LeBron’s Second

(Photo: New York Times)

Minutes after the Miami Heat won their second consecutive NBA title, the NBA on ESPN crew began to debate LeBron James’ place in basketball history. This is normal treatment for a player who has been labeled “the best player on Earth,” and “the successor to Michael Jordan,” and, for a few years, “the best player to have never won a championship,” has won two titles in two years. LeBron may be the most scrutinized player in the history of sports – with the validity of his legacy hinging on every possession – but that pressure will alleviate with every game that he plays and every title (if there are more to come) that he wins from here on.

LeBron James is the most athletically-gifted player that the league has ever seen; a 6 foot 8 inch, 250-pound man who can play every position and defend every position. He is without classification. The “Forward” next to his name on scoresheets is more of a suggestion than anything. But instead of being celebrated for his skill and talent, James is derided for the “Decision”s that he has made and is hated for having the audacity to want out of Cleveland and surround himself with players not named Boobie or Sasha.

He took less money to “take his talents to South Beach,” and gave a huge portion of the money that he made from “Decision” – $2.5 millon, actually – to a select few Ohio Boys and Girls clubs. The reason that people hate him most, the fully-televised, hour-long backstabbing of his hometown and home state, was actually a fundraiser for James’ most important charity.

LeBron James is one of only three players to ever win the regular season MVP awards, the NBA championship and the Finals MVP award in the back-to-back years, the others being Michael Jordan and Bill Russell. After the 2011 Finals collapse, LeBron has dominated the league – rising to every pressure-filled moment and winning games. But LeBron isn’t Michael Jordan, nor will he ever be. And I don’t care. It doesn’t matter. Players from respective time periods can’t be compared to each other, yet these comparisons are 52 percent of ESPN and sports-talk radio’s programming.
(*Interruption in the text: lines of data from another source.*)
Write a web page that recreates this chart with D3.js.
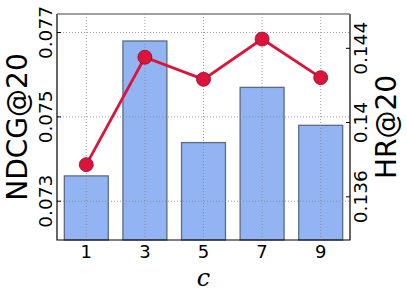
<!DOCTYPE html>
<html>
<head>
<meta charset="UTF-8">
<script src="https://cdn.jsdelivr.net/npm/d3@7"></script>
<style>
  body { margin: 0; background: #fff; }
  svg { display: block; font-family: "DejaVu Sans", sans-serif; }
  .grid line { stroke: #888; stroke-width: 0.8; stroke-dasharray: 1,2; }
</style>
</head>
<body>
<svg id="chart" width="407" height="298"></svg>
<script>
// values
const cValues = [1, 3, 5, 7, 9];
const ndcg = [0.0736, 0.0768, 0.07439, 0.0757, 0.0748];
const hr = [0.13773, 0.14352, 0.14233, 0.1445, 0.14242];
const ndcgTicks = [0.073, 0.075, 0.077];
const ndcgTickLabels = ["0.073", "0.075", "0.077"];
const hrTicks = [0.136, 0.14, 0.144];
const hrTickLabels = ["0.136", "0.14", "0.144"];

const pl = 57, pr = 350, pt = 14, pb = 240;
const svg = d3.select("#chart");

const x = d3.scaleLinear().domain([0, 10]).range([pl, pr]);
const yL = d3.scaleLinear().domain([0.07208, 0.07744]).range([pb, pt]);
const yR = d3.scaleLinear().domain([0.13367, 0.14585]).range([pb, pt]);

// bars (NDCG)
svg.append("g").selectAll("rect")
  .data(ndcg)
  .join("rect")
  .attr("x", (d, i) => x(cValues[i] - 0.75))
  .attr("width", x(1.5) - x(0))
  .attr("y", d => yL(d))
  .attr("height", d => pb - yL(d))
  .attr("fill", "#92b4f2")
  .attr("stroke", "#5b6b88")
  .attr("stroke-width", 1.3);

// grid
const grid = svg.append("g").attr("class", "grid");
grid.selectAll("line.v").data(cValues).join("line")
  .attr("class", "v")
  .attr("x1", d => x(d)).attr("x2", d => x(d))
  .attr("y1", pt).attr("y2", pb);
grid.selectAll("line.h").data(ndcgTicks).join("line")
  .attr("class", "h")
  .attr("x1", pl).attr("x2", pr)
  .attr("y1", d => yL(d)).attr("y2", d => yL(d));

// line (HR)
const line = d3.line().x((d, i) => x(cValues[i])).y(d => yR(d));
svg.append("path")
  .datum(hr)
  .attr("d", line)
  .attr("fill", "none")
  .attr("stroke", "#dc143c")
  .attr("stroke-width", 2.8);
svg.append("g").selectAll("circle")
  .data(hr)
  .join("circle")
  .attr("cx", (d, i) => x(cValues[i]))
  .attr("cy", d => yR(d))
  .attr("r", 7)
  .attr("fill", "#dc143c")
  .attr("stroke", "#8a0c26")
  .attr("stroke-width", 0.8);

// frame
svg.append("path")
  .attr("d", `M${pl},${pt}V${pb}H${pr}V${pt}`)
  .attr("fill", "none").attr("stroke", "#000").attr("stroke-width", 1.2);
svg.append("line").attr("x1", pl).attr("x2", pr).attr("y1", pt).attr("y2", pt)
  .attr("stroke", "#808080").attr("stroke-width", 1.3);

// left ticks
svg.append("g").selectAll("line").data(ndcgTicks).join("line")
  .attr("x1", pl).attr("x2", pl + 4)
  .attr("y1", d => yL(d)).attr("y2", d => yL(d))
  .attr("stroke", "#000");
svg.append("g").selectAll("text").data(ndcgTicks).join("text")
  .attr("transform", d => `translate(52,${yL(d)}) rotate(-90)`)
  .attr("text-anchor", "middle")
  .attr("font-size", 18.5)
  .text((d, i) => ndcgTickLabels[i]);

// right ticks
svg.append("g").selectAll("line").data(hrTicks).join("line")
  .attr("x1", pr - 4).attr("x2", pr)
  .attr("y1", d => yR(d)).attr("y2", d => yR(d))
  .attr("stroke", "#000");
svg.append("g").selectAll("text").data(hrTicks).join("text")
  .attr("transform", d => `translate(367,${yR(d)}) rotate(-90)`)
  .attr("text-anchor", "middle")
  .attr("font-size", 18.5)
  .text((d, i) => hrTickLabels[i]);

// x ticks
svg.append("g").selectAll("text").data(cValues).join("text")
  .attr("x", d => x(d)).attr("y", 258)
  .attr("text-anchor", "middle")
  .attr("font-size", 18)
  .text(d => d);

// axis titles
svg.append("text")
  .attr("transform", `translate(27,${(pt + pb) / 2}) rotate(-90)`)
  .attr("text-anchor", "middle")
  .attr("font-size", 28)
  .text("NDCG@20");
svg.append("text")
  .attr("transform", `translate(396,${(pt + pb) / 2}) rotate(-90)`)
  .attr("text-anchor", "middle")
  .attr("font-size", 28)
  .text("HR@20");
svg.append("text")
  .attr("x", (pl + pr) / 2).attr("y", 286)
  .attr("text-anchor", "middle")
  .attr("font-family", "DejaVu Serif, serif")
  .attr("font-style", "italic")
  .attr("font-size", 24)
  .text("c");
</script>
</body>
</html>
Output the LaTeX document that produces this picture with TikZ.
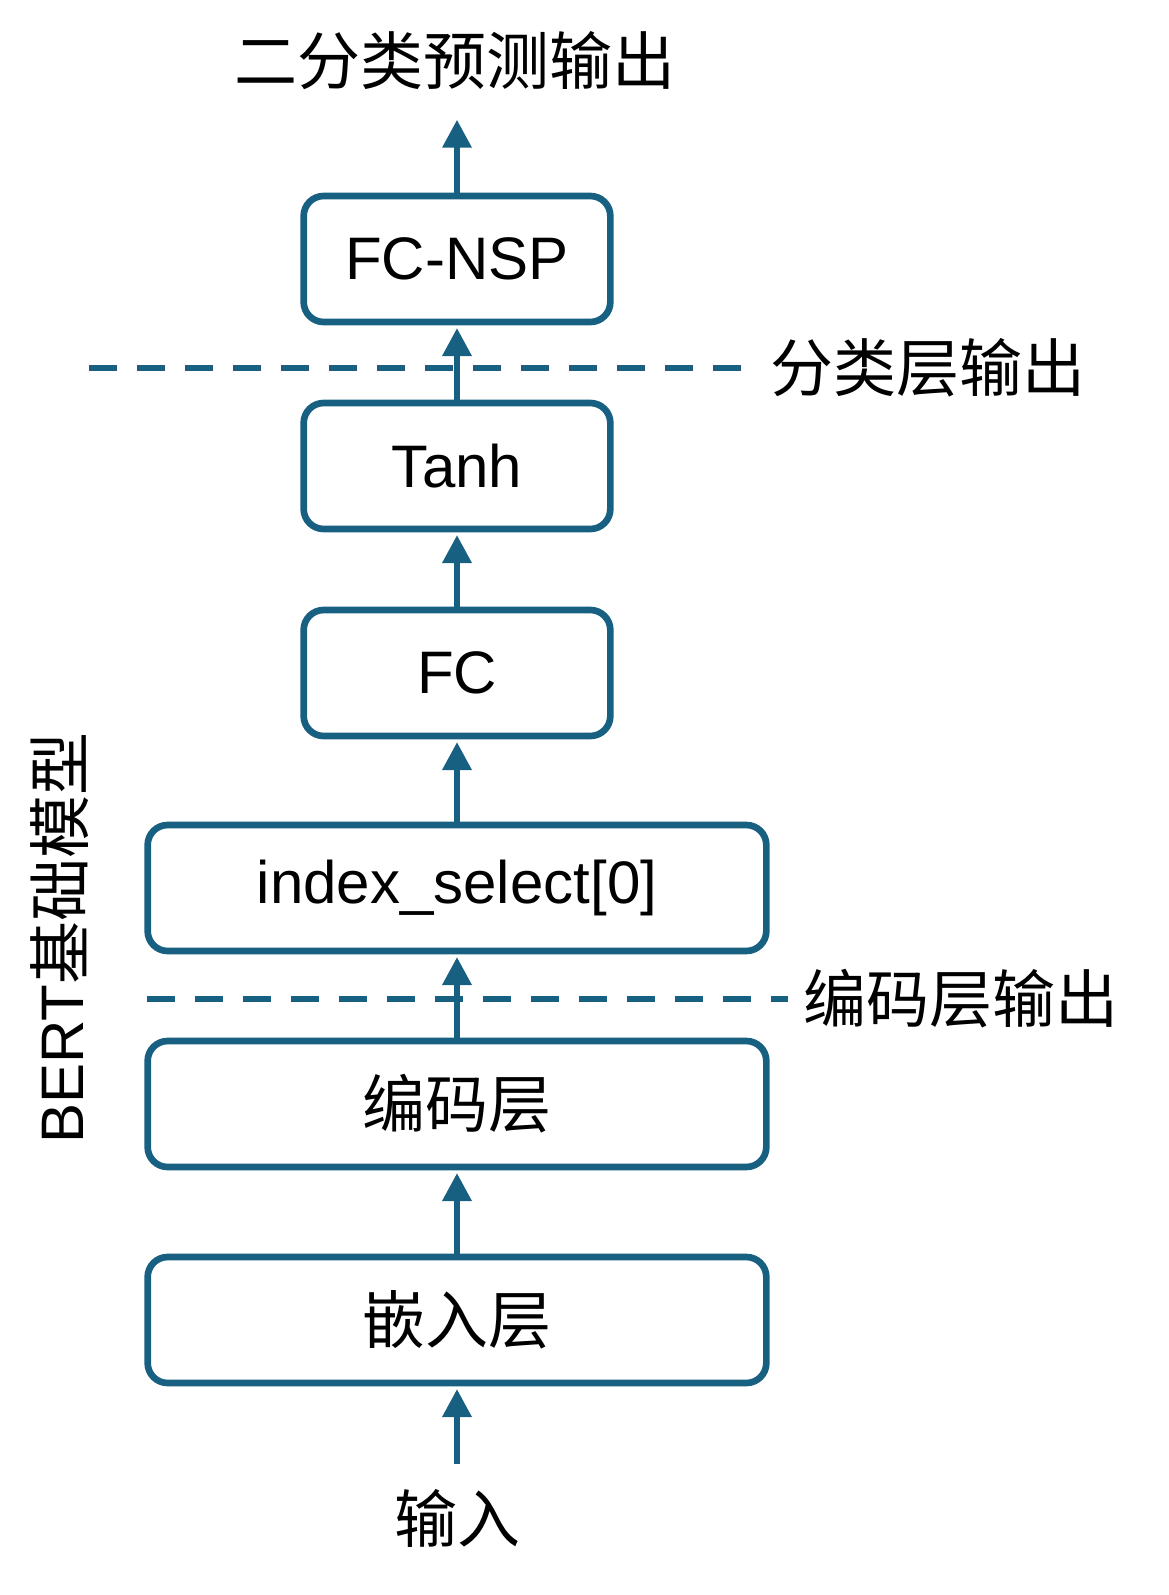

After LeBron won his first title last year, the celebration spectacle looked more of an exhaustion being lifted off of his shoulders. He appeared to be so relieved, like it was the first time he had exhaled for 10 years. This time, though, the celebration was relief and satisfaction mixed with actual joy and freedom. There were no more questions to answer, no more pressure to arrive. Now, it’s not a question of “Will LeBron ever win a championship?,” it’s “How many will LeBron win?”

“Listen, for me I can’t worry about what everybody say about me. I’m LeBron James. From Akron, Ohio. From the inner city. I’m not even supposed to be here,” James told ESPN’s Doris Burke at the trophy presentation ceremony after Game 7. “That’s enough. Every night I walk into the locker room I see a No. 6 with ‘James’ on the back. I’m blessed. So what everybody say about me off the court don’t matter. I ain’t got no worries!”

The pressure on LeBron to win his first title ended last year, the pressure to repeat as champions, and prove that the first one wasn’t just a fluke, ended last week. The expectation to perform has lifted and it is clear in those postgame comments. The “Star Yet To Win A Title” roulette wheel will now shift to Kevin Durant, Carmelo Anthony, Dwight Howard and others. And those players will soon find out that being the best player on a team is often the hardest thing to be.

The only way for LeBron to gain respect from mostly everyone outside of Cleveland, who really need to think about their town’s sports history before lumping it all on LeBron, was by winning titles. And he’s done that.

As an admitted fan of a more-Westwardly-located basketball team, I have no rooting interest for the Miami Heat, but I have an appreciation of otherworldly talent. LeBron James is an once-in-a-lifetime player. He’s also a charitable, normally soft-spoken superstar who passes first and looks to get his teammates involved – a trait he’s had since high school. He isn’t complacent with his skillset and has learned to play in the low-post and developed a more consistent jump shot (See: 2013 Finals, Game 7).

He may have been naive in his earlier years, but he has since apologized and moved on. LeBron James is good for the NBA and he’s good for basketball as a whole. Don’t let your opinions of LeBron’s decisions off the court take away from the enjoyment of watching him play.